Dave was starting to think about things differently, however. He was now staring down the barrel of an empty gun as it came to his professional opportunities. If he did not do something quick then he would may never recover from it. Dave was very interested in owning the coffee shop, but not with anyone else. He wanted to be the only owner. Dave now wanted freedom, and a guarantee that as long as he put in the effort then he would make the rules.
Looking at the numbers of the coffee shop Dave quickly realized that he would have to give up his sales executive job search if he did this, and he would only be able to potentially squeeze out a fourth of what he was making previously. In addition he would have to take on the risk of a loan to make it happen. Dave didn’t care. For the first time in his life he was seeing the entrepreneurial risk as being the only true stability within a career life. It was no longer about the money, but about the freedom.

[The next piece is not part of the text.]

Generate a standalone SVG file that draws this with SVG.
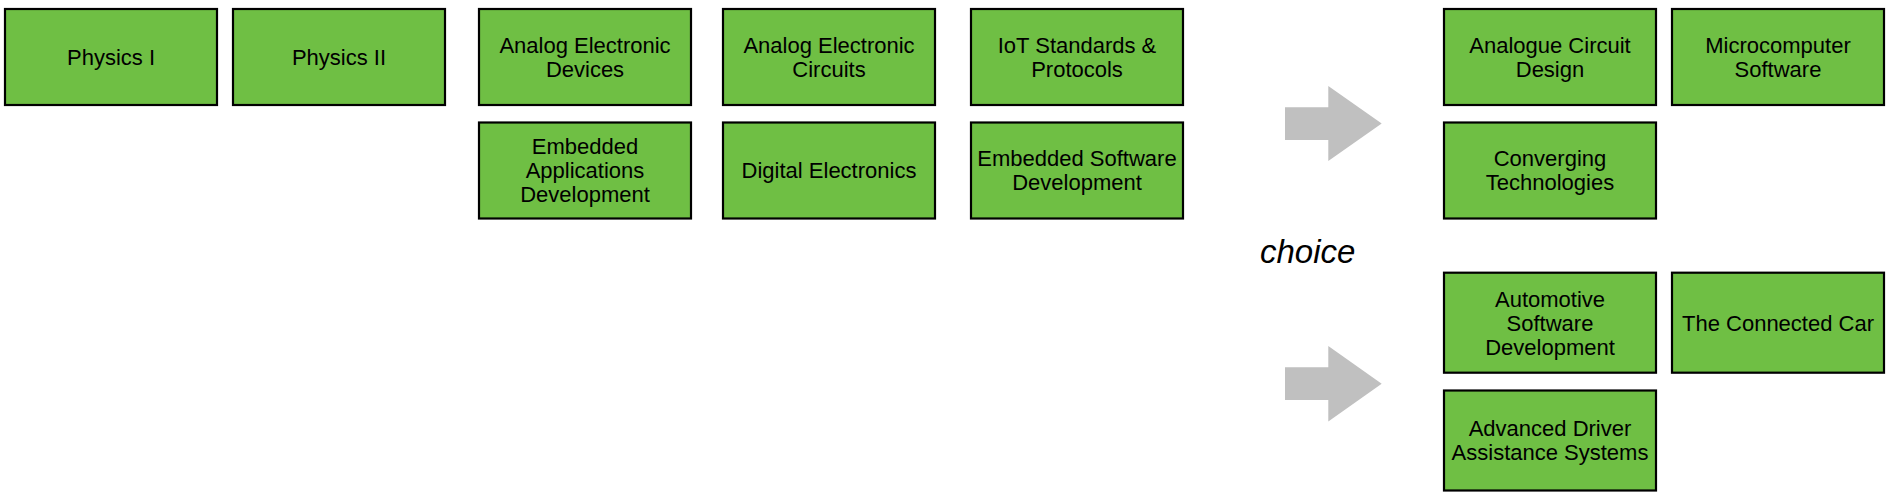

To this day Dave still does not make as much money as he did in his previous career. He has to work twice as hard physically for less money, but he absolutely loves what he does. He still gets to interact with people constantly, like he did in his sales career, but his entrepreneur career has given him the stability and freedom to know what he is getting and to feel like he actually owns his career. You can always find him at his coffee shop smiling as he helps his customers. He figured out how to truly own his life because he no longer rents from anyone else.
Much like Dave, you must decide what is most important to you on your journey. Do you want to rent? Do you want to be someone that has no true say in decisions, and truly has no stability, or do you want to be someone who takes ownership and makes something out of their career? Building something for yourself is the only true way to own something, and maybe — just maybe — you might look back when your career is done and be proud of what you built, and in the life that you own.
Just like the late, great, over quoted Steve Jobs once said. Stay foolish, stay hungry. If you can do those things then you’re halfway to being an entrepreneur and truly owning the catalyst to a life full of success without regret.